Íbamos por las tardes a ver los peces del Quai de la Mégisserie, en marzo el mes
leopardo, el agazapado pero ya con un sol amarillo donde el rojo entraba un poco
más cada día. Desde la acera que daba al río, indiferentes a los bouquinistes
que nada iban a darnos sin dinero, esperábamos el momento en que veríamos las
peceras (andábamos despacio, demorando el encuentro), todas las peceras al sol,
y como suspendidos en el aire cientos de peces rosa y negro, pájaros quietos en
su aire redondo. Una alegría absurda nos tomaba de la cintura, y vos cantabas
arrastrándome a cruzar la calle, a entrar en el mundo de los peces colgados del
aire.
Sacan
las peceras, los grandes bocales a la calle, y entre turistas y niños ansiosos y
señoras que coleccionan variedades exóticas (550 fr. pièce) están las peceras
bajo el sol con sus cubos, sus esferas de agua que el sol mezcla con el aire, y
los pájaros rosa y negro giran danzando dulcemente en una pequeña porción de
aire, lentos pájaros fríos. Los mirábamos, jugando a acercar los ojos al vidrio,
pegando la nariz, encolerizando a las viejas vendedoras armadas de redes de
cazar mariposas acuáticas, y comprendíamos cada vez peor lo que es un pez, por
ese camino de no comprender nos íbamos acercando a ellos que no se comprenden,
franqueábamos las peceras y estábamos tan cerca como nuestra amiga, la vendedora
de la segunda tienda viniendo del Pont-Neuf, que te dijo: «El agua fría los
mata, es triste el agua fría ...» Y yo pensaba en la mucama del hotel que me
daba consejos sobre un helecho: «No lo riegue, ponga un plato con agua debajo de
la maceta, entonces cuando él quiere beber, bebe, y cuando no quiere no bebe...»
Y pensábamos en esa cosa increíble que habíamos leído, que un pez solo en su
pecera se entristece y entonces basta ponerle un espejo y el pez vuelve a estar
contento...
Entrábamos en las tiendas donde las variedades más delicadas tenían peceras
especiales con termómetro y gusanitos rojos.
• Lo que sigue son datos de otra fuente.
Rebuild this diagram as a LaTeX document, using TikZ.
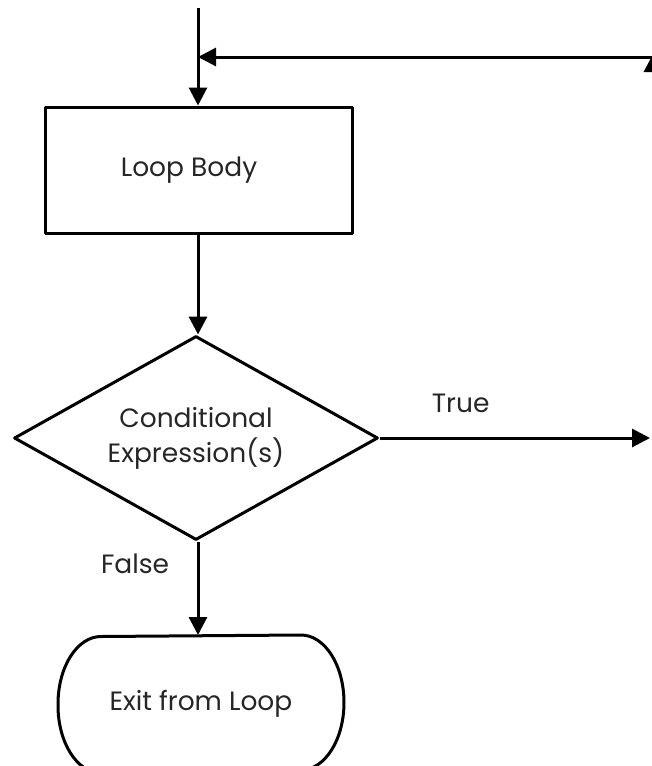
\documentclass[tikz,border=0pt]{standalone}
\usepackage{fontspec}
\setmainfont{Poppins}
\usepackage{tikz}
\usetikzlibrary{arrows.meta,shapes}

\begin{document}
\begin{tikzpicture}[x=1pt, y=-1pt, line width=3pt, line join=round,
	every node/.style={font=\fontsize{26.5}{35}\selectfont, text=black!85},
	flow/.style={-{Triangle[length=18pt,width=18pt]}},
	box/.style={draw, rectangle, minimum width=307pt, minimum height=126pt, inner sep=0pt},
	decision/.style={draw, diamond, aspect=1.78, minimum width=364pt, minimum height=204pt, inner sep=0pt, align=center},
	terminal/.style={rectangle, minimum width=283pt, minimum height=135pt, inner sep=0pt}]
	\useasboundingbox (0,0) rectangle (651,766);
	% entry and return line
	\coordinate (start) at (198,8);
	\coordinate (join) at (198,57);
	\coordinate (corner) at (653,57);
	\coordinate (rise) at (653,140);
	% loop body
	\node[box] (body) at (199,170) {\raisebox{6pt}{Loop Body}\hspace*{20pt}};
	% condition
	\node[decision] (cond) at (196,438) {Conditional\\Expression(s)};
	\coordinate (out) at (650,438);
	% exit
	\node[terminal] (exit) at (201,704) {Exit from Loop};
	\draw (exit.west) arc[start angle=180, end angle=90, x radius=43pt, y radius=67.5pt]
		-- ([xshift=-43pt]exit.north east)
		arc[start angle=90, end angle=-90, x radius=43pt, y radius=67.5pt]
		-- ([xshift=43pt]exit.south west)
		arc[start angle=270, end angle=180, x radius=43pt, y radius=67.5pt] -- cycle;
	% connectors
	\draw[flow] (start) -- (body.north -| start);
	\draw[flow] (corner) -- (join);
	\draw[flow] (rise) -- ([yshift=3pt]corner);
	\draw[flow] (body.south -| start) -- (cond.north -| start);
	\draw[flow] (cond.east) -- node[above=20pt, pos=0.3] (yes) {True} (out);
	\draw[flow] (cond.south -| start) -- node[left=24pt, pos=0.24] (no) {False} (exit.north -| start);
\end{tikzpicture}
\end{document}
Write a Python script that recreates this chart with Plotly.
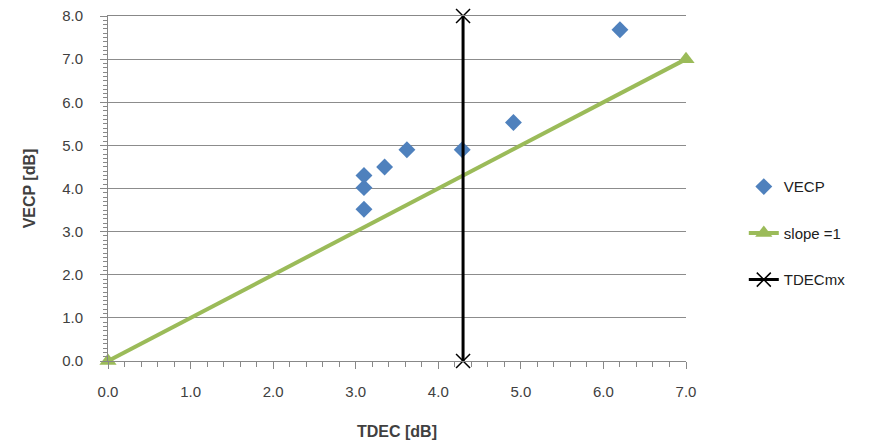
import plotly.graph_objects as go

vecp_x = [3.10, 3.10, 3.10, 3.35, 3.62, 4.29, 4.91, 6.20]
vecp_y = [3.52, 4.02, 4.30, 4.50, 4.90, 4.90, 5.53, 7.68]
slope_x = [0.0, 7.0]
slope_y = [0.0, 7.0]
tdec_x = [4.3, 4.3]
tdec_y = [0.0, 8.0]

FONT = "Liberation Sans Narrow, Liberation Sans, sans-serif"

fig = go.Figure()
fig.add_trace(go.Scatter(x=vecp_x, y=vecp_y, mode="markers", name="VECP",
                         marker=dict(symbol="diamond", size=13, color="#4F81BD"),
                         cliponaxis=False, legendgroup="a"))
fig.add_trace(go.Scatter(x=slope_x, y=slope_y, mode="lines+markers", name="slope =1",
                         line=dict(color="#9BBB59", width=4),
                         marker=dict(symbol="triangle-up", size=15, color="#9BBB59"),
                         cliponaxis=False, legendgroup="b"))
fig.add_trace(go.Scatter(x=tdec_x, y=tdec_y, mode="lines+markers", name="TDECmx",
                         line=dict(color="#000000", width=3),
                         marker=dict(symbol="x-thin", size=14, color="#000000",
                                     line=dict(width=1.5, color="#000000")),
                         cliponaxis=False, legendgroup="c"))

fig.update_layout(
    width=883, height=439,
    margin=dict(l=100, r=205, t=8, b=86, autoexpand=False),
    paper_bgcolor="white", plot_bgcolor="white",
    font=dict(family=FONT, size=15, color="#404040"),
    legend=dict(x=1.10, y=0.37, xanchor="left", yanchor="middle",
                font=dict(size=15, color="#202020"), tracegroupgap=24,
                bgcolor="rgba(0,0,0,0)"),
    xaxis=dict(range=[0, 7], dtick=1, tickformat=".1f", showgrid=False, zeroline=False,
               showline=True, mirror=True, linecolor="#888888", linewidth=1, automargin=False,
               ticks="outside", ticklen=7, tickcolor="#888888", ticklabelstandoff=10,
               minor=dict(dtick=0.2, ticks="outside", ticklen=5, tickcolor="#888888", showgrid=False),
               title=dict(text="<b>TDEC [dB]</b>", font=dict(size=16, color="#404040"), standoff=26)),
    yaxis=dict(range=[0, 8], dtick=1, tickformat=".1f", showgrid=True, gridcolor="#8C8C8C",
               gridwidth=1, zeroline=False, automargin=False,
               showline=True, linecolor="#888888", linewidth=1,
               ticks="outside", ticklen=7, tickcolor="#888888", ticklabelstandoff=14,
               ticklabeloverflow="allow",
               minor=dict(dtick=0.1, ticks="outside", ticklen=4, tickcolor="#888888", showgrid=False),
               title=dict(text="<b>VECP [dB]</b>", font=dict(size=16, color="#404040"), standoff=22)),
)

fig.write_html("out.html")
Descubríamos entre exclamaciones
que enfurecían a las vendedoras -tan seguras de que no les compraríamos nada a
550 fr .pièce- los comportamientos, los amores, las formas. Era el tiempo
delicuescente, algo como chocolate muy fino o pasta de naranja martiniquesa, en
que nos emborrachábamos de metáforas y analogías, buscando siempre entrar. Y ese
pez era perfectamente Giotto, te acordás, y esos dos jugaban como perros de
jade, y un pez era la exacta sombra de una nube violeta... Descubríamos cómo la
vida se instala en formas privadas de tercera dimensión, que desaparecen si se
ponen de filo o dejan apenas una rayita rosada inmóvil vertical en el agua. Un
golpe de aleta y monstruosamente está de nuevo ahí con ojos bigotes aletas y del
vientre a veces saliéndole y flotando una transparente cinta de excremento que
no acaba de soltarse, un lastre que de golpe los pone entre nosotros, los
arranca a su perfección de imágenes puras, los compromete, por decirlo con una
de las grandes palabras que tanto empleábamos por ahí y en esos días.